▸ **GIVEN REQUEST**
Examine the records and identify each line that includes the string "drawn". Copy those lines.

▸ **INFORMATION PROVIDED**
^^^^^^^^^^^^^^^^

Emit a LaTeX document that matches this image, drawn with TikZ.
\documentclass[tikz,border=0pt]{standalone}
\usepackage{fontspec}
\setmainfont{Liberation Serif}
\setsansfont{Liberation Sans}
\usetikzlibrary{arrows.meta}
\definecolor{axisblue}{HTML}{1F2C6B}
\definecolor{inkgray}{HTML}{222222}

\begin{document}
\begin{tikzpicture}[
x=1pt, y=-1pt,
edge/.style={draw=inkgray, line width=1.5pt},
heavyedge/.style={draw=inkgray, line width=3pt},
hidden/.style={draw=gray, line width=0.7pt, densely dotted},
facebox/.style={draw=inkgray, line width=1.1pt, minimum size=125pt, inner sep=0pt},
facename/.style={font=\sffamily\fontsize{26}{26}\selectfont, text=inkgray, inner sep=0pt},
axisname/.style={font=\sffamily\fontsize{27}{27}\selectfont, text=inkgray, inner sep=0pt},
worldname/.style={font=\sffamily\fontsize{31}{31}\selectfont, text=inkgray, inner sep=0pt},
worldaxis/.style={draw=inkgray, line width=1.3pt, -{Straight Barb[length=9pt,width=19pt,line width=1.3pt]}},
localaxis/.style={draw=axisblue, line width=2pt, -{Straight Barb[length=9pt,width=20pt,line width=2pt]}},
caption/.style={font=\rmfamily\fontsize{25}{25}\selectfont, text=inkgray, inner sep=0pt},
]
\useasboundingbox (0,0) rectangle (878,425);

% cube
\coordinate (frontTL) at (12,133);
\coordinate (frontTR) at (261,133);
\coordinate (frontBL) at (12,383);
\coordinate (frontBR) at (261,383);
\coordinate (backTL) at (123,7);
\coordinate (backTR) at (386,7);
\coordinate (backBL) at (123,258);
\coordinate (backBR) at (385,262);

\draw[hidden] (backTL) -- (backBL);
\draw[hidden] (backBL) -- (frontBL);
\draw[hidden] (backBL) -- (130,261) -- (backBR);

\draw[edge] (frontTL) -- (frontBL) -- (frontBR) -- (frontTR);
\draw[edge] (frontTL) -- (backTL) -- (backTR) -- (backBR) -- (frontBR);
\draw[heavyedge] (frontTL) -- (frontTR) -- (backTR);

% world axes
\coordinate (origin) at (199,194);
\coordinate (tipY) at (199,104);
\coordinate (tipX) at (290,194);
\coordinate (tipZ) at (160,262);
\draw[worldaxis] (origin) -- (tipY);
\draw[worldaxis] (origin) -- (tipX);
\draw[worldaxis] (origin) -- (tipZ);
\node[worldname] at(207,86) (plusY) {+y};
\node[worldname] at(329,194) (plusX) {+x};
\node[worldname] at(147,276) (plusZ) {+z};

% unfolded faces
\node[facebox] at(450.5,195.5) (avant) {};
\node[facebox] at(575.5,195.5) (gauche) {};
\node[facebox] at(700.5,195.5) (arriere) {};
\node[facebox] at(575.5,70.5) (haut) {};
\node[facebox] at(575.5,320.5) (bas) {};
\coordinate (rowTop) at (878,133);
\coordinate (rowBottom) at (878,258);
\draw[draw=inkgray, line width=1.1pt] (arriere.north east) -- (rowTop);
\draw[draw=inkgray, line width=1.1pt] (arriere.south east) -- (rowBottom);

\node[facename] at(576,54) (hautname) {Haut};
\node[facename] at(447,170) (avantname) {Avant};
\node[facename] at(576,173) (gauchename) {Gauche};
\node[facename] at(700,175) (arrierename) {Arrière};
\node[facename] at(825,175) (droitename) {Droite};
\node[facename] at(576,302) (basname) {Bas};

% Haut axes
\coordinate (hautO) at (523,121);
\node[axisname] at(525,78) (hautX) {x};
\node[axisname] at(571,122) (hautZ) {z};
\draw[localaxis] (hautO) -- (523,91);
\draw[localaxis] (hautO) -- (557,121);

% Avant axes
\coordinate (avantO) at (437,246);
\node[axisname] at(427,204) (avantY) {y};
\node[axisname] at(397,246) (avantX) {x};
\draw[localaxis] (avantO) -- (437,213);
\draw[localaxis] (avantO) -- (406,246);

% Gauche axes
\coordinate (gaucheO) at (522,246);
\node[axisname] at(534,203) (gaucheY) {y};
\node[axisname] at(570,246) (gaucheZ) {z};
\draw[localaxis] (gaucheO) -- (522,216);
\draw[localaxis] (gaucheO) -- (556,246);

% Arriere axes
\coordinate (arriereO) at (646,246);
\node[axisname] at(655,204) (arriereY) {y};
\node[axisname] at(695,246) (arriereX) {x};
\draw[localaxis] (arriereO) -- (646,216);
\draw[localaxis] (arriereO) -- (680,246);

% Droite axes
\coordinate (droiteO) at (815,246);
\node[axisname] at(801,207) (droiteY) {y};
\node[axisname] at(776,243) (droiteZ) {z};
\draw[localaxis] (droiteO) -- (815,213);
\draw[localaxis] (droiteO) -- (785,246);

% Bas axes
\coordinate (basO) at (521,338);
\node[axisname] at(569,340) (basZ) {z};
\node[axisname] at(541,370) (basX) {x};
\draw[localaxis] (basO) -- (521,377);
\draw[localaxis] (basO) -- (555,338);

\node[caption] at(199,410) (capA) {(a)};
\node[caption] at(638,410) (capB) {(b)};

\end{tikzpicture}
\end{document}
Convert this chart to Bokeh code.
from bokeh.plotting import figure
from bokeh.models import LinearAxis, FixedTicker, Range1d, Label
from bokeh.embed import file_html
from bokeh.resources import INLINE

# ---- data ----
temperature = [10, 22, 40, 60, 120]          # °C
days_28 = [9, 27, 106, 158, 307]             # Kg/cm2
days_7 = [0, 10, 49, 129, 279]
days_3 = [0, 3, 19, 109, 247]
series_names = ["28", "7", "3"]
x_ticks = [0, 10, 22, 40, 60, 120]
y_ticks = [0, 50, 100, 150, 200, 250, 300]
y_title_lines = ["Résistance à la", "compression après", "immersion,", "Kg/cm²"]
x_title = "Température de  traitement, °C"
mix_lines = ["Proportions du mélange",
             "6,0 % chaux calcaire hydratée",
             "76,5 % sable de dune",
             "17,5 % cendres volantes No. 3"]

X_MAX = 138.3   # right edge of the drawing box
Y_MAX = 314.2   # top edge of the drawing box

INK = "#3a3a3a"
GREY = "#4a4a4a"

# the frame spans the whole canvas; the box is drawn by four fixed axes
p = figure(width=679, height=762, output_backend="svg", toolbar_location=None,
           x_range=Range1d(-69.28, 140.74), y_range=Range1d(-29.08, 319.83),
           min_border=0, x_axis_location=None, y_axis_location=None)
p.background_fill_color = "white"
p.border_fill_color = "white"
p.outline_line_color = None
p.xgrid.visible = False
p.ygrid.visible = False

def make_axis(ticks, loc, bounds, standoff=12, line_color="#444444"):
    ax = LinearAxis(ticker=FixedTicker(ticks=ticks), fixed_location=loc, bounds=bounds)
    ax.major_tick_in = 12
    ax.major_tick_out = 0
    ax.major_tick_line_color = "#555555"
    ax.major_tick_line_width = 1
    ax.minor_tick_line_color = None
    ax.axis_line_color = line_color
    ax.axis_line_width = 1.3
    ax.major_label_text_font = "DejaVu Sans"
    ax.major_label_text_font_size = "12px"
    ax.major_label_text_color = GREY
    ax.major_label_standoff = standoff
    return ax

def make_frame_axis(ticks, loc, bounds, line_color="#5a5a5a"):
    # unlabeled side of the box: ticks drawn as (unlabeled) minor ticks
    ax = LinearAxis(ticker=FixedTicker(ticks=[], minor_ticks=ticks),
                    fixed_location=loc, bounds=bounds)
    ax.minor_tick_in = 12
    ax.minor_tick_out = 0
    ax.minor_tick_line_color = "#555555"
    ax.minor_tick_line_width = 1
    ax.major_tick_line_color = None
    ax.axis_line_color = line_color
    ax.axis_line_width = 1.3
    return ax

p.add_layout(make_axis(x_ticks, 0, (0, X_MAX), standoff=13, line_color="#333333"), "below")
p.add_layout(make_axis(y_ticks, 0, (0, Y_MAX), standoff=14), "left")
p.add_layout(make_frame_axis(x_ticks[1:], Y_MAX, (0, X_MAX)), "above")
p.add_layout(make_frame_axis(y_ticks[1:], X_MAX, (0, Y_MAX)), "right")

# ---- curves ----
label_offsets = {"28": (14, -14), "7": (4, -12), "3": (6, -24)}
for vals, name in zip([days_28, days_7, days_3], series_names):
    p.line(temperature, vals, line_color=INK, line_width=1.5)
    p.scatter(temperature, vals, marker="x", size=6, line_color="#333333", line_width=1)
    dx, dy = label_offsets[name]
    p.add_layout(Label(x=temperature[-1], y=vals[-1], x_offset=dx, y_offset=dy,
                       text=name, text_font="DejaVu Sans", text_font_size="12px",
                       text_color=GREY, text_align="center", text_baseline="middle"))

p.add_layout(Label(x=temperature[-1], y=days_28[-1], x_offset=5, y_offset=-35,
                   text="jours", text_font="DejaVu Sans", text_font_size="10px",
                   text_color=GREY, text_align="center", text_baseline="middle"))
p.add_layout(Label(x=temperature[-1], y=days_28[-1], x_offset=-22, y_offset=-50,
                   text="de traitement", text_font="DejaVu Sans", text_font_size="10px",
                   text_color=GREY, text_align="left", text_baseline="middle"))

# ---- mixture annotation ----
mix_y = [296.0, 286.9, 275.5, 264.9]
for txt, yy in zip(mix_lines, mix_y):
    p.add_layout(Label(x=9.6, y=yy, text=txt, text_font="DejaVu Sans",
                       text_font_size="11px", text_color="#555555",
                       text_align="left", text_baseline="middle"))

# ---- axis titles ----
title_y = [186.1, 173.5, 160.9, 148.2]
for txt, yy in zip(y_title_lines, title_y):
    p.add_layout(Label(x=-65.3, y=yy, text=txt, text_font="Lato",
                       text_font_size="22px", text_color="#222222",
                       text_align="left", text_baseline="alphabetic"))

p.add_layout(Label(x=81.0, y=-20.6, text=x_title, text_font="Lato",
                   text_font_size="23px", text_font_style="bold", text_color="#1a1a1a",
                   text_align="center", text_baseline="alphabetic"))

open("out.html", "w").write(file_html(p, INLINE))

^^^^^^^^^^^^^^^^

▸ **SOLUTION TO THE EXERCISE**
Emit a LaTeX document that matches this image, drawn with TikZ.
# the frame spans the whole canvas; the box is drawn by four fixed axes
    # unlabeled side of the box: ticks drawn as (unlabeled) minor ticks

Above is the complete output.